9 Responses to “Franchising vs. starting your own business in an unfriendly economic environment”

  1. I have read many blogs concerning the success rate of franchises. I have tried to find reliable data concerning this topic for years. I used to think the success rate was better for franchises, and maybe if a brand is established a franchise is the way to go. But everyone should be very cautious about the numbers and how success rates are calculated or defined. Most franchisers do not record a terminated or re-franchised location as a failure, even though by all other definitions it would be a failure. An example of this creative accounting can be found at Pirtek. One post by Pirtek claims the owner of Pirtek Nashville abandoned his business and is now a company store. This is a failure, the sales went to basically zero, the franchisee was terminated voluntarily and walked away. His money, his time, his risk, but if the owners name changes it not considered a failure? This tactic, this lack of transparency, and lack of honest documentation skews the data, and always in favor of the franchisor.
    I submit that its riskier to buy a franchise, sure you may buy yourself a job, sure, a franchisee that pays the bills is not a failure per se, but risking money, and time and getting little or no return is not really a success. There are very few Blue Chip franchises out there. Most franchises under perform and eventually change hands, its not logged as a failure but the ex-franchisee feels duped and in fact lost money. I think if a standard of success was applied fairly to BOTH franchised and non-franchised businesses the data would be very close, showing that it is just as risky to buy a franchise. That is my two cents. Either way be very careful before you buy a franchise, its riskier than any one really knows. Good luck, if you have questions please let me know, Scott [email protected].

  2. It’s true! Franchising is a positive business option at this time where there is economic slowdown. By venturing into a franchise industry, you have a better chance of success. Just be extremely cautious in choosing the best one for you and be strongly motivated and determined to attain success in this business. My franchise guide has the details on the essential steps that you, as a prospective franchisee, must take to precisely evaluate the franchise opportunity that best fits you.
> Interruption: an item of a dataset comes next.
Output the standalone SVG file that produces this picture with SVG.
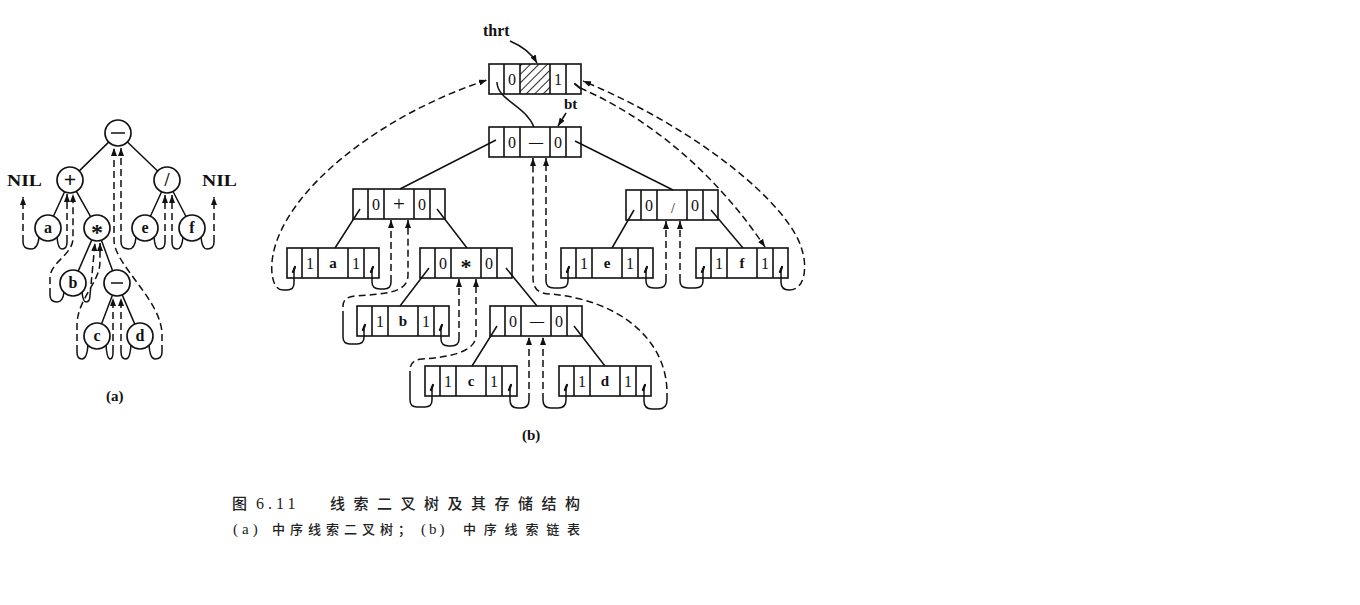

  3. Recently PirtekUSA posted 2007 thru 2009 consolidated financial statements. These financial statements were evaluated and the bottom line is that Pirtek USA is in trouble. Pirtek USA showed a profit of 1.4 million in 2007, but that profit declined to a loss over the next three years. 2010 financials are forecast to show even greater losses. All Company owned stores lost money. With cherry picked locations and more resources than any franchisee could bring to the table, all company owned stores lost money. This proves that Pirtek USA is a franchise selling business and not a business that is good for the franchisee. The average sales per Franchise location is far below what is required to pay the bills. The only way Pirtek USA can survive much longer is to close down all the stores that lose money and continue to rape the franchisees. PirtekUSA’s inventory is down, debts are mounting and most franchisees are struggling. This financial storm was preceded by 2006 litigation, involving more than half of the franchisees, claiming prices for product were excessive. Remember, the numbers do not lie, people do. Sadly, for most franchisees it is called Poortek for a reason.